Multi–screen security challenge

September 23, 2011

There are tipping points in all things. Not very long ago, it seems to me, technology companies, including CA vendors, were going to their pay-TV operator customers and trying to persuade them that the fantastic new functionality they had invented should be deployed.

The response was often lukewarm; when your current business model produces profits in abundance there’s little motivation to change much – or, in some cases, invest much. Then, all of a sudden, something that seemed like a speck on the horizon turns out to be a giant snowball gathering mass and speed and travelling towards you. Today’s snowball is Over The Top services, and the spectre of what they could do to your economically-squeezed subs base.

Now your customers want all that stuff you’d been talking about and more. And, like any customer, they want it yesterday.

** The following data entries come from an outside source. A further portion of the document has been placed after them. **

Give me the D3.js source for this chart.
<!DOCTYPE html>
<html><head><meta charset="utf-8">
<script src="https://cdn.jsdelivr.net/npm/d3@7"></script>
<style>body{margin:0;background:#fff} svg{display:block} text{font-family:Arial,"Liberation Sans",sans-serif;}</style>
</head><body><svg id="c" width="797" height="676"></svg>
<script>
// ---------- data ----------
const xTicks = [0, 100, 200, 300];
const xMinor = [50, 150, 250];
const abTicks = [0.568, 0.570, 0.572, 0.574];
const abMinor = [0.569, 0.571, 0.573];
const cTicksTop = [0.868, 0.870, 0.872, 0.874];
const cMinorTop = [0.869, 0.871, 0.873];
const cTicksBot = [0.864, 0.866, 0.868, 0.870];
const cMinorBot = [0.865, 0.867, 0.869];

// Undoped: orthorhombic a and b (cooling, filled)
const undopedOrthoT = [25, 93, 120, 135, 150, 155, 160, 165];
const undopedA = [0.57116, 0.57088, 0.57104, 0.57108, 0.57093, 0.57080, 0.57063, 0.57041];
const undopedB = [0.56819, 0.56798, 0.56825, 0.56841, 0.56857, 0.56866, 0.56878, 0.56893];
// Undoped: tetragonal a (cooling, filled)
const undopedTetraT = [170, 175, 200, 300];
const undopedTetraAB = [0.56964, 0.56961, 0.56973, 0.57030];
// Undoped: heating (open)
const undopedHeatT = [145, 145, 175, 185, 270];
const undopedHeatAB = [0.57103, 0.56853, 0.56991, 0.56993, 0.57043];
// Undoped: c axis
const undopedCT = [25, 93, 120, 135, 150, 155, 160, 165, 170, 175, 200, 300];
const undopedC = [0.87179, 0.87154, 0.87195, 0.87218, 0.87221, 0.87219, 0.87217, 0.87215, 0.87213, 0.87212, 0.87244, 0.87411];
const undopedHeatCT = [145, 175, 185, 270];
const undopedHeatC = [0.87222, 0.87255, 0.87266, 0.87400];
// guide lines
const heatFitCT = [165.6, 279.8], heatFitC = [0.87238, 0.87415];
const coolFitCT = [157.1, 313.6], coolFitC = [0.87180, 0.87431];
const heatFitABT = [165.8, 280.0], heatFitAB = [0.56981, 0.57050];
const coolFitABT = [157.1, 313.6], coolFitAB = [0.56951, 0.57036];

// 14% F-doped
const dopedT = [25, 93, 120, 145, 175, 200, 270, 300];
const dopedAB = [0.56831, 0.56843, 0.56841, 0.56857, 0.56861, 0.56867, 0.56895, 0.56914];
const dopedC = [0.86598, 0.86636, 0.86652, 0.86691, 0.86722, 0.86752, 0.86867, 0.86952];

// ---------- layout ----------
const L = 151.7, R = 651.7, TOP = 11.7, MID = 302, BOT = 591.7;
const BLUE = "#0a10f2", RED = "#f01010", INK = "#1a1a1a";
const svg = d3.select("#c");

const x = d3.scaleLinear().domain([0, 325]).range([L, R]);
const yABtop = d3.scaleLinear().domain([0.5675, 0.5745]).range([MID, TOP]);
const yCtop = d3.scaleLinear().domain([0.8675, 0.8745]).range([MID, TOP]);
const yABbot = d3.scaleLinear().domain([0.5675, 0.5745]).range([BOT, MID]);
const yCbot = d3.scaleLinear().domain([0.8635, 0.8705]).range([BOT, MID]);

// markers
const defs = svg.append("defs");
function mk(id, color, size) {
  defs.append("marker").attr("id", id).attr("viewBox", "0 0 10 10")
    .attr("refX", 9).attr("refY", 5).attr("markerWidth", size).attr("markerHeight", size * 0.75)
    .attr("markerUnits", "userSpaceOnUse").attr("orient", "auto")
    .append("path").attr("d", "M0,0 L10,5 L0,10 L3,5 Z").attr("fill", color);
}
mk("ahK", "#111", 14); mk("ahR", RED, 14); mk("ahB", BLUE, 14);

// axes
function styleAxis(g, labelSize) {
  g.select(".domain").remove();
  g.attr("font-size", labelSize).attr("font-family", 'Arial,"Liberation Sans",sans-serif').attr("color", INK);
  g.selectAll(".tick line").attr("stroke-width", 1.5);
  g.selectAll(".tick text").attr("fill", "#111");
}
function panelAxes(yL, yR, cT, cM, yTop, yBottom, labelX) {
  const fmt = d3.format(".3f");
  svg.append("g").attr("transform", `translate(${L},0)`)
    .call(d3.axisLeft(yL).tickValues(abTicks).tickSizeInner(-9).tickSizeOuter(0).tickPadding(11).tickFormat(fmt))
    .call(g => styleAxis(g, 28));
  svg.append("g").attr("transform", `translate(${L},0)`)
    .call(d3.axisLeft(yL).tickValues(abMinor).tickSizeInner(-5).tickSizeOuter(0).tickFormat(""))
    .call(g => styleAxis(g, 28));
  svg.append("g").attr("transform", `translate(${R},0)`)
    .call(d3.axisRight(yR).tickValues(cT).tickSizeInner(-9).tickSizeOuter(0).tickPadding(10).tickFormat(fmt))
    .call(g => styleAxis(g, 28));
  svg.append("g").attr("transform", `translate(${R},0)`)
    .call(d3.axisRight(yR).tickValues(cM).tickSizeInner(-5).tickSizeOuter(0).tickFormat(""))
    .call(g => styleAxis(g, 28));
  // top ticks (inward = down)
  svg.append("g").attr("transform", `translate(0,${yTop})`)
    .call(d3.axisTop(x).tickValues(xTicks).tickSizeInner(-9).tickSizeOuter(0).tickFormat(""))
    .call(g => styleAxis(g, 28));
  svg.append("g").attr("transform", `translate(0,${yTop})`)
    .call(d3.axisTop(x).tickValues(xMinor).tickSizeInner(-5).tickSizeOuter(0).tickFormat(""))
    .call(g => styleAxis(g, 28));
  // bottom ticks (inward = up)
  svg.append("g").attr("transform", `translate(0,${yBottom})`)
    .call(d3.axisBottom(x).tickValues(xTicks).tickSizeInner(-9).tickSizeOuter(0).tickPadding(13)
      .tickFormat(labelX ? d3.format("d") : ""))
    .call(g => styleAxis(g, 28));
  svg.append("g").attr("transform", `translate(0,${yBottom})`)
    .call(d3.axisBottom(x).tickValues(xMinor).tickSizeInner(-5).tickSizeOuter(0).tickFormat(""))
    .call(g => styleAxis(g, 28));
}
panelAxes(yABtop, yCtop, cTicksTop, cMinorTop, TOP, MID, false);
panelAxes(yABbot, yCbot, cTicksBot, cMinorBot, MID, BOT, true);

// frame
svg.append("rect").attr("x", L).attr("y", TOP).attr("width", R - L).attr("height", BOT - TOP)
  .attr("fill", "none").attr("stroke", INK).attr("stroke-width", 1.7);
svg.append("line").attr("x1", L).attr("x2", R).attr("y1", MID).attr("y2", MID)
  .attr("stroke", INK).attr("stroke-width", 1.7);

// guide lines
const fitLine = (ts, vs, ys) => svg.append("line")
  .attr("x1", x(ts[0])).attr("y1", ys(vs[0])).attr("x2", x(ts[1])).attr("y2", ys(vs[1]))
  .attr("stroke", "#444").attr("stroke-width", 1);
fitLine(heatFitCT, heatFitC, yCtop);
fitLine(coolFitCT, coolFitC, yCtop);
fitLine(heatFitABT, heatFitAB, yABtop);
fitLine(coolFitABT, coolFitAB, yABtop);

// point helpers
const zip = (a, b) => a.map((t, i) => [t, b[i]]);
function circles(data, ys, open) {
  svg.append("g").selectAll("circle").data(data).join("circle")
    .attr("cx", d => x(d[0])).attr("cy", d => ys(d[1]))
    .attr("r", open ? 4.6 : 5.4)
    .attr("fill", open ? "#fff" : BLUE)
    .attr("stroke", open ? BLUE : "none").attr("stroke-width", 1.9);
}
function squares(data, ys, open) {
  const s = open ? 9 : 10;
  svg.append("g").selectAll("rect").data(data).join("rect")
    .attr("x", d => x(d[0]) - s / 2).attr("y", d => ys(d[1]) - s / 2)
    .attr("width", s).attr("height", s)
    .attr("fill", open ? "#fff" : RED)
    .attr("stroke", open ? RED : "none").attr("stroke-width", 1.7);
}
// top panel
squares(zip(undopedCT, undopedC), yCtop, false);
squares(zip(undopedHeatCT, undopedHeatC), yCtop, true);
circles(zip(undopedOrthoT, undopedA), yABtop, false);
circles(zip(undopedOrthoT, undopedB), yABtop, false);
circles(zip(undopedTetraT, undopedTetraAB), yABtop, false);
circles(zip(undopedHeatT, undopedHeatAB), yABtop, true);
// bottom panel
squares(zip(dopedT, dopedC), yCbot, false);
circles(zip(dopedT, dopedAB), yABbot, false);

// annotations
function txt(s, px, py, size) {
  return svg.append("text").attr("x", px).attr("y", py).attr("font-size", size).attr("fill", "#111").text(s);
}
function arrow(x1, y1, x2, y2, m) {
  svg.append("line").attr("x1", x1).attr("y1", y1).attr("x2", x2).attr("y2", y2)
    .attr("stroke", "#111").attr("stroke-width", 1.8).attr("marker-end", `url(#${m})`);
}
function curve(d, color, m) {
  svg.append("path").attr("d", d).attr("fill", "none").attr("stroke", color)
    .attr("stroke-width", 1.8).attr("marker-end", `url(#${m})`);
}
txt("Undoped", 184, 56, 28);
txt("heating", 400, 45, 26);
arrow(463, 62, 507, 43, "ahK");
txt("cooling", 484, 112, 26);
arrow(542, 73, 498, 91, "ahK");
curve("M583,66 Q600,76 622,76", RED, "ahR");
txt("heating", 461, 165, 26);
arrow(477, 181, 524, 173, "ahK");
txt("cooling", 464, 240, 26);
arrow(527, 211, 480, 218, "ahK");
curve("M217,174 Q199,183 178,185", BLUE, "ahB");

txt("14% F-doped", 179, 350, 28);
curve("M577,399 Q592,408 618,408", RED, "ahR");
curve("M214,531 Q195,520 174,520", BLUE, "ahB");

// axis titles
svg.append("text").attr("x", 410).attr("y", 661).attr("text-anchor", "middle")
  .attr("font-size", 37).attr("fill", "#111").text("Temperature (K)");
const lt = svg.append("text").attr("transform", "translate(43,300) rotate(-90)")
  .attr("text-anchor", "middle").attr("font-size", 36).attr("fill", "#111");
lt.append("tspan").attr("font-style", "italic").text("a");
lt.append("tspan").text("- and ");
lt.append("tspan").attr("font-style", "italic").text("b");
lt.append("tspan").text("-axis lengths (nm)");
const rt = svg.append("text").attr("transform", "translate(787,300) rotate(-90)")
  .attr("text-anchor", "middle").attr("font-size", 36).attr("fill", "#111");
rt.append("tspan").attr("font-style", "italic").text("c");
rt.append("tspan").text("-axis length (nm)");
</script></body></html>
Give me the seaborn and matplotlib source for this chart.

Worse, because they believe they have to add value by making ‘Everything Everywhere’ a free, or near free, part of their service, they want it at low cost. But they want it as safe as if the content were still authorised via a smart card on a provider managed Set Top. It is just as well CA vendors enjoy a challenge.

And it is a challenge: securing content via software that has to travel with the content to devices that are not simply ‘unmanaged’ but often contain the processing power and permissions to run all manner of unknown and, potentially, compromising programs. Or injecting security into carriers such as Android Apps, that were designed to be as open and accessible as possible.

Part of the answer is to qualify the ‘Everything’ part of ‘Everything Everywhere’ in terms of value and, therefore, attraction to hackers. But as theatre, packaged and pay-TV windows move ever closer together, and powerful OTT players threaten to enter the major sports rights market, soon even top price content will need to travel – and take its security with it.